Praised to the nth degree and then torn to shreds the moment we get the chance.
And that’s the part that feels a little sick.
It’s not that the story shouldn’t be told, its the way it’s told. You’ve heard the phrase: “Never meet your heroes.” And I get it. I really do. Because if the last 15 years have taught me anything, it’s that the people we build up the highest tend to have the furthest to fall.
But I don’t think this is about meeting your heroes anymore. It’s about what happens after you keep watching them long after the illusion is gone.
Tiger Woods isn’t the version of himself we grew up with. He’s not frozen in 2000, 2008, or even 2019. Neither are we (thankfully, for some of us.)
But at the same time, that’s not unique to him. That’s your cousin Terry, who had the DUI right before Christmas dinner in ’03. Or your best friend’s estranged father, you’ve been hearing about for years but have never met.
I’m not saying this to you as someone who’s an avid Tiger fan. A true defender. There are decisions he’s made, public ones, that changed the way 8-year-old me used to see him.
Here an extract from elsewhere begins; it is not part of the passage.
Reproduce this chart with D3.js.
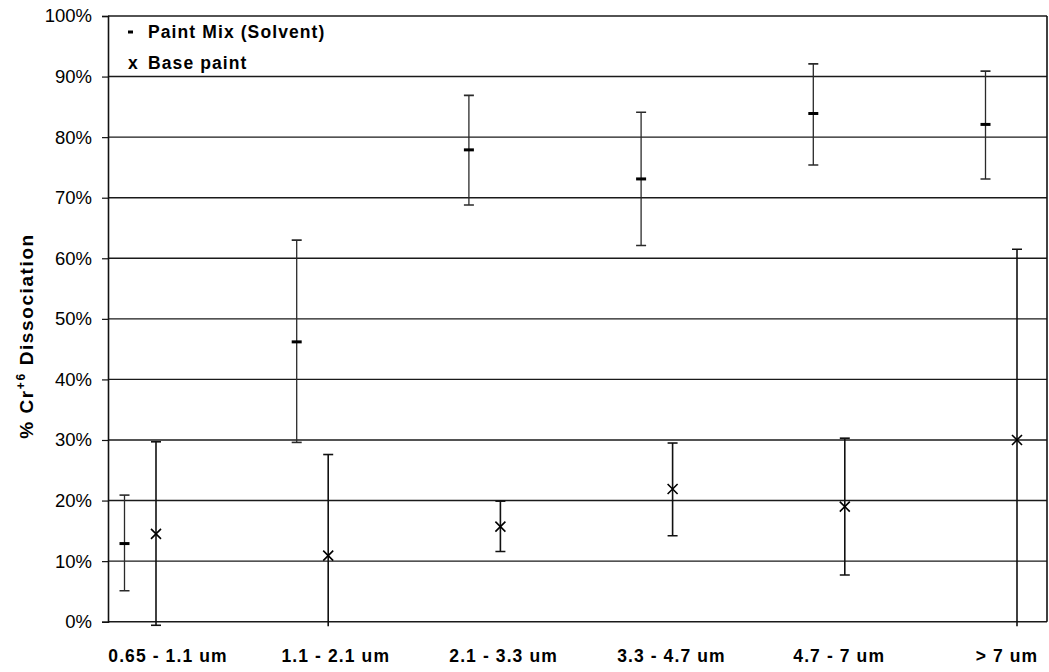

That part is real too.
At the end of the day he’s a man who’s lived an unimaginably huge life, some of it defying belief, some of it clearly difficult and most of it very public, all while desperately seeking privacy.
And yet, we keep watching like he’s supposed to exist exactly as we remember him.
Writing this feels strange in a way I didn’t expect.
For most of my life, I was on the other side: reading the headlines, talking about it with friends.
Now, I’m the one typing it and that changes things. It makes you pause. Makes you ask whether every damning detail needs to be included, every image shown, every angle explored.
In a world that is all about clicks and scandal, at what point do we look away?
Tiger has given more to this game than almost anyone. That doesn’t excuse anything. It certainly doesn’t erase mistakes or headlines. It doesn’t rewrite reality. But it does make moments like this feel, well, different.
More personal. More layered.
So, I keep coming back to the same question: At what point do we look away? Not out of denial or blind loyalty but basic humanity. At what point do we decide we’ve seen enough to understand what’s happening and maybe we don’t need to watch every painful second of it unfold?
The harder question is this: Will we ever? Will you ever? Will I ever?
Because if history has shown us anything, we probably won’t.
In the meantime, we’ll keep reading. Keep clicking, keep writing. Keep trying to reconcile the version of Tiger we grew up with and the version we’re seeing now.
But maybe, that’s the real story here.